Mehdi Hasan's famous "Ranjish hi sahi" has been rendered by Runa Laila, who is more known as a pop singer, though she is quite an accomplished ghazal singer herself. It's quite a transition from the earlier songs on the album, with Runa Laila's song carrying a more modern, yet subdued orchestration (the guitar progressions are lovely). She does a fine job of it and one must say her rendition is next best to Mehdi Hasan's.

"Naina re naina" in Farida Khanum's soft, pleasantly nasal voice is good. She gives it some lovely graces. It reminds you of an old Hindi film song. Nasir Kazmi's "Gaye dinon ka suragh lekar" by Firdousi Begum is a disappointment, particularly if you have listened to Ghulam Ali's brilliant version. It neither bears that literary sensibility, nor does it have a sparkling tune. It has a very folksy orchestra and a rather drab tune. Even Firdousi Begum's voice is shaky.

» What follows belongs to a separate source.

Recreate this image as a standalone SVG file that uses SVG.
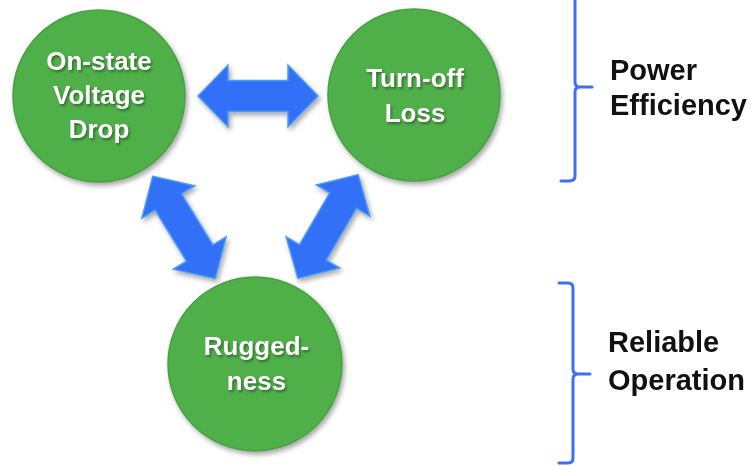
<svg xmlns="http://www.w3.org/2000/svg" xmlns:xlink="http://www.w3.org/1999/xlink" width="753" height="466" viewBox="0 0 753 466">
  <defs>
    <style>
      .node { fill: #50AF4A; stroke: #46A043; stroke-width: 1.5; }
      .label { font-family: "Liberation Sans", Arial, sans-serif; font-weight: bold; font-size: 26px; fill: #FFFFFF; text-anchor: middle; }
      .label-shadow { font-family: "Liberation Sans", Arial, sans-serif; font-weight: bold; font-size: 26px; fill: #1E3A1C; fill-opacity: 0.55; text-anchor: middle; }
      .arrow { fill: #3370F7; stroke: #4C9CF2; stroke-width: 1.5; stroke-linejoin: miter; }
      .brace { fill: none; stroke: #3F6DF5; stroke-width: 3; stroke-linecap: round; stroke-linejoin: round; }
      .side { font-family: "Liberation Sans", Arial, sans-serif; font-weight: bold; font-size: 29px; fill: #111111; }
    </style>
    <filter id="shadow" x="-20%" y="-20%" width="140%" height="140%">
      <feGaussianBlur in="SourceAlpha" stdDeviation="2.5"/>
      <feOffset dx="2" dy="3" result="off"/>
      <feComponentTransfer><feFuncA type="linear" slope="0.35"/></feComponentTransfer>
      <feMerge><feMergeNode/><feMergeNode in="SourceGraphic"/></feMerge>
    </filter>
    <filter id="textblur" x="-10%" y="-30%" width="120%" height="160%">
      <feGaussianBlur stdDeviation="0.8"/>
    </filter>
    <!-- double-headed block arrow, 120 long, centred on the origin -->
    <path id="dblArrow" class="arrow" d="M-60,0 L-30,-31 L-30,-15.5 L30,-15.5 L30,-31 L60,0 L30,31 L30,15.5 L-30,15.5 L-30,31 Z"/>
  </defs>

  <rect width="753" height="466" fill="#FFFFFF"/>

  <!-- connectors -->
  <g id="connectors" filter="url(#shadow)">
    <use xlink:href="#dblArrow" transform="translate(258,96)"/>
    <use xlink:href="#dblArrow" transform="translate(184,227.5) rotate(58.5)"/>
    <use xlink:href="#dblArrow" transform="translate(328,226.5) rotate(120.2)"/>
  </g>

  <!-- nodes -->
  <g id="node-onstate">
    <circle class="node" cx="99" cy="96" r="86" filter="url(#shadow)"/>
    <g filter="url(#textblur)">
      <text class="label-shadow" x="100.5" y="71.5">On-state</text>
      <text class="label-shadow" x="100.5" y="105.5">Voltage</text>
      <text class="label-shadow" x="100.5" y="139.5">Drop</text>
    </g>
    <text class="label" x="99" y="70">On-state</text>
    <text class="label" x="99" y="104">Voltage</text>
    <text class="label" x="99" y="138">Drop</text>
  </g>

  <g id="node-turnoff">
    <circle class="node" cx="414" cy="95" r="86" filter="url(#shadow)"/>
    <g filter="url(#textblur)">
      <text class="label-shadow" x="416.5" y="88.5">Turn-off</text>
      <text class="label-shadow" x="416.5" y="123.5">Loss</text>
    </g>
    <text class="label" x="415" y="87">Turn-off</text>
    <text class="label" x="415" y="122">Loss</text>
  </g>

  <g id="node-ruggedness">
    <circle class="node" cx="255" cy="364" r="87" filter="url(#shadow)"/>
    <g filter="url(#textblur)">
      <text class="label-shadow" x="258" y="356.5">Rugged-</text>
      <text class="label-shadow" x="258" y="391.5">ness</text>
    </g>
    <text class="label" x="256.5" y="355">Rugged-</text>
    <text class="label" x="256.5" y="390">ness</text>
  </g>

  <!-- braces and group labels -->
  <g id="group-power">
    <path class="brace" d="M575,-4 L575,82 Q575,87 580,87 L592,87 M580,87 Q575,87 575,92 L575,176 Q575,181 569,181 L561,181"/>
    <text class="side" x="610" y="80">Power</text>
    <text class="side" x="610" y="115">Efficiency</text>
  </g>

  <g id="group-reliable">
    <path class="brace" d="M559,283 L568,283 Q573,283 573,288 L573,369 Q573,374 578,374 L590,374 M578,374 Q573,374 573,379 L573,458 Q573,463 568,463 L559,463"/>
    <text class="side" x="608" y="352">Reliable</text>
    <text class="side" x="608" y="390">Operation</text>
  </g>
</svg>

Abida Parveen, as usual, is arresting, singing some striking lyrics — "Rang baatein karen, aur baton se khushi aaye, dard phoolon ki tarah meheke, agar too aaye" — in her untamed, robust voice. You love Reshma in her earthy voice in her rendition of "Aksaar shab-e-tanhai".

It is a rare collection, though not all songs are uniformly good. Many songs in the collection are dreary, while some are haunting. The sleeve notes are done rather indifferently, with no details.